Anxiety is, at bottom, far of the future. To the degree this fear is based on anger at my present state, status or condition, or the environment in which I am making my future look iffy to me, then anxiety is anger turned sideways.

Tuesday, May 8, 2007

Anger — felt, accepted, vented, appreciated, seen as a sign of growth

I felt ANGRY at myself, my situation, and a whole bunch of shit when I noticed a few spelling errors, including one on page 1, in this week’s paper, looking at my copy for the web. Angry enough to “journal” two pages of scrawl-like writing about how “I hate myself,” etc., gradually calming down after a page and a half, including some non-dominant hand writing. I mean, I can’t hardly read it.

And, you know, it felt good. Not just the venting, but the actual act of feeling more anger.

The “emotional body memories,” which I first saw as just being trapped anxiety or fear, that I got in my calves after I quit drinking and started getting emotional memories of the sexual and other abuse, I am recognizing more and more to be — at least in part and at times — repressed anger. Anyway, I felt them all the way up into my upper hamstrings after finishing that journaling and going for an abbreviated power walk.

Now, can I get more in tune with my inner power from that anger? Can I put that anger to work for me more?

And, this does give me something to talk about in counseling Thursday. So, too, does thinking about how dad’s more serious physical abuse of my one brother traumatized me, just as did his and my brothers’ and my mother’s abuse and other actions.

But, I can become “unshellshocked,” to take a PTSD look at things, or at least “less shellshocked.”

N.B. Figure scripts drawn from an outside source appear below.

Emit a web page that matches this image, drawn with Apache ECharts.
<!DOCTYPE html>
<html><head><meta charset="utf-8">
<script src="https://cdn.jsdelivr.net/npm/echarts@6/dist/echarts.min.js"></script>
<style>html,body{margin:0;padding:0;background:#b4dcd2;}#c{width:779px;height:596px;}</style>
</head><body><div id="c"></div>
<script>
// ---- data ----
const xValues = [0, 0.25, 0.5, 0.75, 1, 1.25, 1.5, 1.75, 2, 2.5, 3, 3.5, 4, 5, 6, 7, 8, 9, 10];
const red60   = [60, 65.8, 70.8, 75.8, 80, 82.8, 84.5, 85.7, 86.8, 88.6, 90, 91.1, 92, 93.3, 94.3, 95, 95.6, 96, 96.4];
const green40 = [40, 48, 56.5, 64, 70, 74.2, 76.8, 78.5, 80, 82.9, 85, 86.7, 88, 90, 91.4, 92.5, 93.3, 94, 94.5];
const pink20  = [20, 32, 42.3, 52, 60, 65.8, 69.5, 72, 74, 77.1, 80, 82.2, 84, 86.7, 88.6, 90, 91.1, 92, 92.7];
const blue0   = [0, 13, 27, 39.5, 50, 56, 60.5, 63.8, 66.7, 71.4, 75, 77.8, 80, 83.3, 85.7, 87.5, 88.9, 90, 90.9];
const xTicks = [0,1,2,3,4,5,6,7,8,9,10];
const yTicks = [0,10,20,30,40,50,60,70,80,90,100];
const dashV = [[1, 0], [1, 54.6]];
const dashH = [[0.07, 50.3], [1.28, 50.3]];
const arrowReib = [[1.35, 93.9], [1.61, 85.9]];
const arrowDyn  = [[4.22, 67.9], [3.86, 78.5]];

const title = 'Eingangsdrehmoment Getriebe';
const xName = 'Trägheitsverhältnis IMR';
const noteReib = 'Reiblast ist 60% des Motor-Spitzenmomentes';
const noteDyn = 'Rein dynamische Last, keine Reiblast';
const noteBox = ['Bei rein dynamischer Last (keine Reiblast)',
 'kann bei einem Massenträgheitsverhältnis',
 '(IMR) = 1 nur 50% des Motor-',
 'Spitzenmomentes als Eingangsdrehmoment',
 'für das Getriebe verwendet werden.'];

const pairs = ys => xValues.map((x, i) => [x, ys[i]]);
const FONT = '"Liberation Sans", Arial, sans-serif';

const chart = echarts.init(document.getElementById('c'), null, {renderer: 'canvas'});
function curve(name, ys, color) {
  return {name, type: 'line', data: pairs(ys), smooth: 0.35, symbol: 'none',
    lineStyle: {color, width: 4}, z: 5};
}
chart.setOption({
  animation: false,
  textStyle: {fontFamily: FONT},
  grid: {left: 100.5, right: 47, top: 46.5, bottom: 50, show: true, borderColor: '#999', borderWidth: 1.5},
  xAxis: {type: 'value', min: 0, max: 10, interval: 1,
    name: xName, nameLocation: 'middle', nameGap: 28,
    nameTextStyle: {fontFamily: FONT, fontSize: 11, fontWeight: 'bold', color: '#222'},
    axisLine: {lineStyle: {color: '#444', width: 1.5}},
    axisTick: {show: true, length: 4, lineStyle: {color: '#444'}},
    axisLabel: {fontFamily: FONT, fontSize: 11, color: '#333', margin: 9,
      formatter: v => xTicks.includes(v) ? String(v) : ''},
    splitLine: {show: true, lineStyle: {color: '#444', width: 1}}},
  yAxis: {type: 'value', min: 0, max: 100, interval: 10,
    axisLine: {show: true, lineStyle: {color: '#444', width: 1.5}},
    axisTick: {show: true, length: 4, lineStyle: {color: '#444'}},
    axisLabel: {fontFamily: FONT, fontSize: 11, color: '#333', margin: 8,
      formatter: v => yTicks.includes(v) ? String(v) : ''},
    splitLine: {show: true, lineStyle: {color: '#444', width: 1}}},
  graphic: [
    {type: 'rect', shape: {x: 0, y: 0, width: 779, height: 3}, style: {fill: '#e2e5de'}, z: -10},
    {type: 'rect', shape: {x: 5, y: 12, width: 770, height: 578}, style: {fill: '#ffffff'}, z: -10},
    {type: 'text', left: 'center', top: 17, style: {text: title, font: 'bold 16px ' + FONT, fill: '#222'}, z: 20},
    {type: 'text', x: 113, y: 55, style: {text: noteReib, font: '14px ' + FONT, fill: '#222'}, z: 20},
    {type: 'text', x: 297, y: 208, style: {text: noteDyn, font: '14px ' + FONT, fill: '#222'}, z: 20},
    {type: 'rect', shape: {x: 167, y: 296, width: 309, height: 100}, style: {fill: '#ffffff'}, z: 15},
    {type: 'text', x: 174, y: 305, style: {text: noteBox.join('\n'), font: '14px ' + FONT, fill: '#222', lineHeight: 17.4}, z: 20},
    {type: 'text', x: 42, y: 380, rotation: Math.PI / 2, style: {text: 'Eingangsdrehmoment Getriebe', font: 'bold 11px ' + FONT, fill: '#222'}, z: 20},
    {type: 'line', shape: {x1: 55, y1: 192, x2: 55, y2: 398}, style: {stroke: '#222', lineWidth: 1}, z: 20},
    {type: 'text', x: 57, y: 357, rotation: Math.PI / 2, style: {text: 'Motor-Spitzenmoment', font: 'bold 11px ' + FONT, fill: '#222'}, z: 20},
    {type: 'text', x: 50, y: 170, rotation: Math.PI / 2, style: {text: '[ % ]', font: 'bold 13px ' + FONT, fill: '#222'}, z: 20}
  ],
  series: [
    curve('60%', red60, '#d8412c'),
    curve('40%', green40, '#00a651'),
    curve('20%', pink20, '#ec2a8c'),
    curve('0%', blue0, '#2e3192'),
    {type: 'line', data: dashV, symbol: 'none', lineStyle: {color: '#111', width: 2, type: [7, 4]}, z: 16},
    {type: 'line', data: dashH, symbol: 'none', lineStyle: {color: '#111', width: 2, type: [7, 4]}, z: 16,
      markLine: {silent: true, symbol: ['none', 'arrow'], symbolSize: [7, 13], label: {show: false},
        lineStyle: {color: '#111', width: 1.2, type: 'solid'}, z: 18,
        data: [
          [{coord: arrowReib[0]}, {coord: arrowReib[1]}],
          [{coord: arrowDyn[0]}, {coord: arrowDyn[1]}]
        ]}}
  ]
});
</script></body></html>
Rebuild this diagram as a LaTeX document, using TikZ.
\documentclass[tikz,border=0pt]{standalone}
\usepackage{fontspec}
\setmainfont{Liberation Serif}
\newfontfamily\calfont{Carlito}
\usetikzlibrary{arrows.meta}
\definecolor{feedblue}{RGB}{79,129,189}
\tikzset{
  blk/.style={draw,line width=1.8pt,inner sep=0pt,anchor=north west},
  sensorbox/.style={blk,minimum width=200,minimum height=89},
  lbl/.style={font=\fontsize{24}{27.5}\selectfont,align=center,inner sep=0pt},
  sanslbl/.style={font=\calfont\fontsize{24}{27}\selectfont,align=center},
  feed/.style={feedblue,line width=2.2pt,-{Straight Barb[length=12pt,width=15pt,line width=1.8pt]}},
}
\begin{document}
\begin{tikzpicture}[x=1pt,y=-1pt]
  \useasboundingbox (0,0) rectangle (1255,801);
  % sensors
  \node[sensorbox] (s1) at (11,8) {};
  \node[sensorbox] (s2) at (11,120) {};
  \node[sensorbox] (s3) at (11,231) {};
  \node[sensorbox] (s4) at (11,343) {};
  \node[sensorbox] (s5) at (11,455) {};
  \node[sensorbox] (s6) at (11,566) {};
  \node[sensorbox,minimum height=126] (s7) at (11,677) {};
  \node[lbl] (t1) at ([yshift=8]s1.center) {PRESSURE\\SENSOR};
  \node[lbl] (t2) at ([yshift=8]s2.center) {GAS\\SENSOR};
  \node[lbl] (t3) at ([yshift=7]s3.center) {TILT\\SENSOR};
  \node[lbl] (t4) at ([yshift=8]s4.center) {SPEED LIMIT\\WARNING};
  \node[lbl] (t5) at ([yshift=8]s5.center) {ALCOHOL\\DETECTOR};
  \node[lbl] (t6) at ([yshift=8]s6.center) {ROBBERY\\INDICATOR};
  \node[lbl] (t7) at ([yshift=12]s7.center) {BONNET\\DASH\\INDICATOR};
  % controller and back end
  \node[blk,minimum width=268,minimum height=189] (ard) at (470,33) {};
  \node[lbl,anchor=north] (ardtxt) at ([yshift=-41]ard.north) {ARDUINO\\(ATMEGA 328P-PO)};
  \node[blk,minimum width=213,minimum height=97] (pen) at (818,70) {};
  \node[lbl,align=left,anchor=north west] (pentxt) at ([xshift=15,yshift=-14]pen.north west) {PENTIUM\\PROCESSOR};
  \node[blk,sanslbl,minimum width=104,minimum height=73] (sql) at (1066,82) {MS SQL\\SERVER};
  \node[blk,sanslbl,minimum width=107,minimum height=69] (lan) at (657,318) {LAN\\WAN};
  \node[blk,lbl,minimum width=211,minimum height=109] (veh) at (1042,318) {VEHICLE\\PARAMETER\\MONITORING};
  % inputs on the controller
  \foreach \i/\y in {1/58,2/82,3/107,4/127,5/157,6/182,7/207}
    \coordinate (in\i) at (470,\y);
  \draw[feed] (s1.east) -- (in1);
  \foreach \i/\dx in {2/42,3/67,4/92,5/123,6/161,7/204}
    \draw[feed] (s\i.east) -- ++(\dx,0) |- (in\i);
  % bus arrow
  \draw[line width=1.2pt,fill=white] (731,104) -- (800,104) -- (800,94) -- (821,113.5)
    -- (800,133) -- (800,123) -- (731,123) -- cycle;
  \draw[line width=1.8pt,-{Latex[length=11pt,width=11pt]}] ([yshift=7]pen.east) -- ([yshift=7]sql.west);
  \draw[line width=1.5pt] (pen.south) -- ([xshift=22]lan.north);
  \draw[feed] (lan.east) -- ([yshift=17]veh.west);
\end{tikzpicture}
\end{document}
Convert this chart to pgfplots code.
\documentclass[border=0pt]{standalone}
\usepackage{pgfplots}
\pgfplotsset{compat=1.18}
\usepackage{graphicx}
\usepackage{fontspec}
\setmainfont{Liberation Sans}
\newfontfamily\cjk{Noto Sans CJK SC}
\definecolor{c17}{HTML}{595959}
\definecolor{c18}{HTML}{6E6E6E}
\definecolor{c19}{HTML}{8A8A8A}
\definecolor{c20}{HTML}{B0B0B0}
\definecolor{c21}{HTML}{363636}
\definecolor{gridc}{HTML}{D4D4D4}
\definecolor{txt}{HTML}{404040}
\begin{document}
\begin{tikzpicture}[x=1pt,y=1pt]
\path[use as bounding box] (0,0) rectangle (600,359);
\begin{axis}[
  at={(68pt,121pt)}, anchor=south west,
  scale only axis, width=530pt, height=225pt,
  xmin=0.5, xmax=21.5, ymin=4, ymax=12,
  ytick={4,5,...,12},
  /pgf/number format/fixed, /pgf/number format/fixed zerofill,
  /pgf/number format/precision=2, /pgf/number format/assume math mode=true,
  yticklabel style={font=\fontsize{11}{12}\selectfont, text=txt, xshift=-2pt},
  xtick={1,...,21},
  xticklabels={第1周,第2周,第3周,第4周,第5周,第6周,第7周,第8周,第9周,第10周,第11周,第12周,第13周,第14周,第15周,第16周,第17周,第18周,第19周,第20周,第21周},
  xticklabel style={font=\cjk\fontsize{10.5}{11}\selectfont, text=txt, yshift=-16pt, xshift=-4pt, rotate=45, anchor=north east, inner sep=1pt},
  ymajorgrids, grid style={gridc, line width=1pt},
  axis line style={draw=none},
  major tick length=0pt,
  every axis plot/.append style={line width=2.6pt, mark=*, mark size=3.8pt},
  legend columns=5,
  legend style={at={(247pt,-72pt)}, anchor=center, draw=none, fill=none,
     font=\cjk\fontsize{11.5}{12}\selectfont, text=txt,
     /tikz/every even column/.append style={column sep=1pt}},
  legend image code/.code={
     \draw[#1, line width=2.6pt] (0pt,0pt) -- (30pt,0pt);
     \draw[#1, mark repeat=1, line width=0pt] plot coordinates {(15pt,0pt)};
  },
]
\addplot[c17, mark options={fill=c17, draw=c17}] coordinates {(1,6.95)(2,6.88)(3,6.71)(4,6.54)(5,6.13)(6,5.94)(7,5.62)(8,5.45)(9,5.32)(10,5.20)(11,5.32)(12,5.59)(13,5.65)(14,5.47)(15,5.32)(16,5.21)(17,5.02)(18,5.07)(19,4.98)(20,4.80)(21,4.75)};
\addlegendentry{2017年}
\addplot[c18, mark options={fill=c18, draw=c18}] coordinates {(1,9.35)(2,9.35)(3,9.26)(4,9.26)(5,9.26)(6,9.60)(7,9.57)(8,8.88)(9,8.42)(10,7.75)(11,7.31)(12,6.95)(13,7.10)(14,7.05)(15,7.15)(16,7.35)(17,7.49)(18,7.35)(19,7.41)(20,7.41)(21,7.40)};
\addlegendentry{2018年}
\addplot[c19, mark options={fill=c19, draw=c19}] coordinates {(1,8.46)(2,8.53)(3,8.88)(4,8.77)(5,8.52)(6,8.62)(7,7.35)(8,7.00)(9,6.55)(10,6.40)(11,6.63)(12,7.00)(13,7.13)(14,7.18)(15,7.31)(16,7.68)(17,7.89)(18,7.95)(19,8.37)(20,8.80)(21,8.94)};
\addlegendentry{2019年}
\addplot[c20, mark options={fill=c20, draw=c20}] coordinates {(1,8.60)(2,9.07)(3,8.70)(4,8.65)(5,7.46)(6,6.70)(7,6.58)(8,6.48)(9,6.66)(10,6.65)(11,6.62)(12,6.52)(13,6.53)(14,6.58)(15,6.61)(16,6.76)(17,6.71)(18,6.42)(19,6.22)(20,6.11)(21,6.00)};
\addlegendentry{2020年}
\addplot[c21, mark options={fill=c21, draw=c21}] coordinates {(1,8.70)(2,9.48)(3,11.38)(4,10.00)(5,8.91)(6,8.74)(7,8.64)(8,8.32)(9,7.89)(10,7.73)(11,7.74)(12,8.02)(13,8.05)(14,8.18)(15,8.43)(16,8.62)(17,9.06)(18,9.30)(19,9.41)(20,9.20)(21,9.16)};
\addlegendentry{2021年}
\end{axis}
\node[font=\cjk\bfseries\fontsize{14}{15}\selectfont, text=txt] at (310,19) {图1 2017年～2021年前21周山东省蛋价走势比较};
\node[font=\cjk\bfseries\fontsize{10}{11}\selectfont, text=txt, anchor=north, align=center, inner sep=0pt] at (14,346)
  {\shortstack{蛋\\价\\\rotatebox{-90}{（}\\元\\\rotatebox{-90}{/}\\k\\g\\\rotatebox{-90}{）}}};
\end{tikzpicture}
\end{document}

Sufficient unto the day is the anger thereof

A crappy press day at the weekly newspaper where I am presently, and I BEG quite temporarily, ensconced. I missed several spelling mistakes, which I didn’t notice until copying stories to upload for our website.

I feel that maybe I’m not such a “plodder” after all. Not in the mind-numbing way this job feels like.

And, I’ve realized a LOT of my “anxiety” about this place is really previously mislabeled anger. I so fucking do not want to be here, and I don’t always deal with it in the best of ways. Maybe I’ll get better at it as I “accept” my anger more. I want to, really want to, figure out how to put it to work.